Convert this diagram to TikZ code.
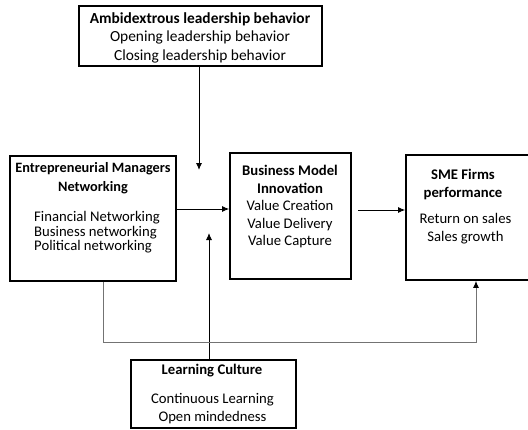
\documentclass[tikz,border=0pt]{standalone}
\usepackage{fontspec}
\setmainfont{Carlito}
\usetikzlibrary{positioning,arrows.meta}
\tikzstyle{box} = [draw, line width=1.7pt, inner sep=0pt]
\tikzstyle{txt} = [inner sep=0pt, align=center, font=\fontsize{14.7}{18}\selectfont]
\tikzstyle{arrow} = [line width=0.9pt,-{Latex[length=7pt,width=6pt]}]
\tikzstyle{feedback} = [line width=1pt, draw=black!55, -{Latex[length=7pt,width=6pt,color=black]}]

\begin{document}
\begin{tikzpicture}[x=1pt,y=-1pt]
    \clip (0,0) rectangle (528,429);

    \node (amb) [box, minimum width=243pt, minimum height=60pt] at (200.5,36) {}; % moderator on top
    \node (ambtxt) [txt, font=\fontsize{15.4}{18.5}\selectfont] at (200,37.5) {\textbf{Ambidextrous leadership behavior}\\Opening leadership behavior\\Closing leadership behavior};

    \node (emn) [box, minimum width=166pt, minimum height=125pt] at (93,218.5) {};
    \node (emnhead) [txt, font=\fontsize{14.3}{19}\selectfont\bfseries] at (93,178.5) {Entrepreneurial Managers\\Networking};
    \node (emnlist) [txt, align=left, anchor=west, font=\fontsize{14.7}{14.5}\selectfont] at (34,232.5) {Financial Networking\\Business networking\\Political networking};

    \node (bmi) [box, minimum width=121pt, minimum height=126pt] at (290.5,216) {};
    \node (bmitxt) [txt, font=\fontsize{14.7}{17.5}\selectfont] at (290,207) {\textbf{Business Model}\\\textbf{Innovation}\\Value Creation\\Value Delivery\\Value Capture};

    \node (sme) [box, minimum width=130pt, minimum height=125pt] at (471,217.5) {}; % runs off the right edge
    \node (smehead) [txt, font=\fontsize{14.7}{18}\selectfont\bfseries] at (463,184) {SME Firms\\performance};
    \node (smelist) [txt] at (465.5,229) {Return on sales\\Sales growth};

    \node (lc) [box, minimum width=165pt, minimum height=68pt] at (213.5,394) {}; % second moderator below
    \node (lchead) [txt, font=\fontsize{14.7}{18}\selectfont\bfseries] at (212,371) {Learning Culture};
    \node (lclist) [txt] at (212.5,409) {Continuous Learning\\Open mindedness};

    \coordinate (ambend) at (199,170);
    \coordinate (lcend) at (209,233);
    \coordinate (fb) at (476,342);

    \draw [arrow] (amb.south -| ambend) -- (ambend);
    \draw [arrow] ([yshift=9.5pt]emn.east) -- ([yshift=7pt]bmi.west);
    \draw [arrow] ([xshift=6pt,yshift=6pt]bmi.east) -- ([yshift=7.5pt]sme.west);
    \draw [arrow] (lc.north -| lcend) -- (lcend);
    \draw [feedback] ([xshift=10pt]emn.south) |- (fb) -- (fb |- sme.south); % direct path to performance
\end{tikzpicture}
\end{document}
════════════════════
> **EXERCISE TASK**
Leave out any pictures and return exactly the lines from the beginning of the data through the line with "(fb) at (476,342);", inclusive.

> **RESPONSE**
Convert this diagram to TikZ code.
\documentclass[tikz,border=0pt]{standalone}
\usepackage{fontspec}
\setmainfont{Carlito}
\usetikzlibrary{positioning,arrows.meta}
\tikzstyle{box} = [draw, line width=1.7pt, inner sep=0pt]
\tikzstyle{txt} = [inner sep=0pt, align=center, font=\fontsize{14.7}{18}\selectfont]
\tikzstyle{arrow} = [line width=0.9pt,-{Latex[length=7pt,width=6pt]}]
\tikzstyle{feedback} = [line width=1pt, draw=black!55, -{Latex[length=7pt,width=6pt,color=black]}]

\begin{document}
\begin{tikzpicture}[x=1pt,y=-1pt]
    \clip (0,0) rectangle (528,429);

    \node (amb) [box, minimum width=243pt, minimum height=60pt] at (200.5,36) {}; % moderator on top
    \node (ambtxt) [txt, font=\fontsize{15.4}{18.5}\selectfont] at (200,37.5) {\textbf{Ambidextrous leadership behavior}\\Opening leadership behavior\\Closing leadership behavior};

    \node (emn) [box, minimum width=166pt, minimum height=125pt] at (93,218.5) {};
    \node (emnhead) [txt, font=\fontsize{14.3}{19}\selectfont\bfseries] at (93,178.5) {Entrepreneurial Managers\\Networking};
    \node (emnlist) [txt, align=left, anchor=west, font=\fontsize{14.7}{14.5}\selectfont] at (34,232.5) {Financial Networking\\Business networking\\Political networking};

    \node (bmi) [box, minimum width=121pt, minimum height=126pt] at (290.5,216) {};
    \node (bmitxt) [txt, font=\fontsize{14.7}{17.5}\selectfont] at (290,207) {\textbf{Business Model}\\\textbf{Innovation}\\Value Creation\\Value Delivery\\Value Capture};

    \node (sme) [box, minimum width=130pt, minimum height=125pt] at (471,217.5) {}; % runs off the right edge
    \node (smehead) [txt, font=\fontsize{14.7}{18}\selectfont\bfseries] at (463,184) {SME Firms\\performance};
    \node (smelist) [txt] at (465.5,229) {Return on sales\\Sales growth};

    \node (lc) [box, minimum width=165pt, minimum height=68pt] at (213.5,394) {}; % second moderator below
    \node (lchead) [txt, font=\fontsize{14.7}{18}\selectfont\bfseries] at (212,371) {Learning Culture};
    \node (lclist) [txt] at (212.5,409) {Continuous Learning\\Open mindedness};

    \coordinate (ambend) at (199,170);
    \coordinate (lcend) at (209,233);
    \coordinate (fb) at (476,342);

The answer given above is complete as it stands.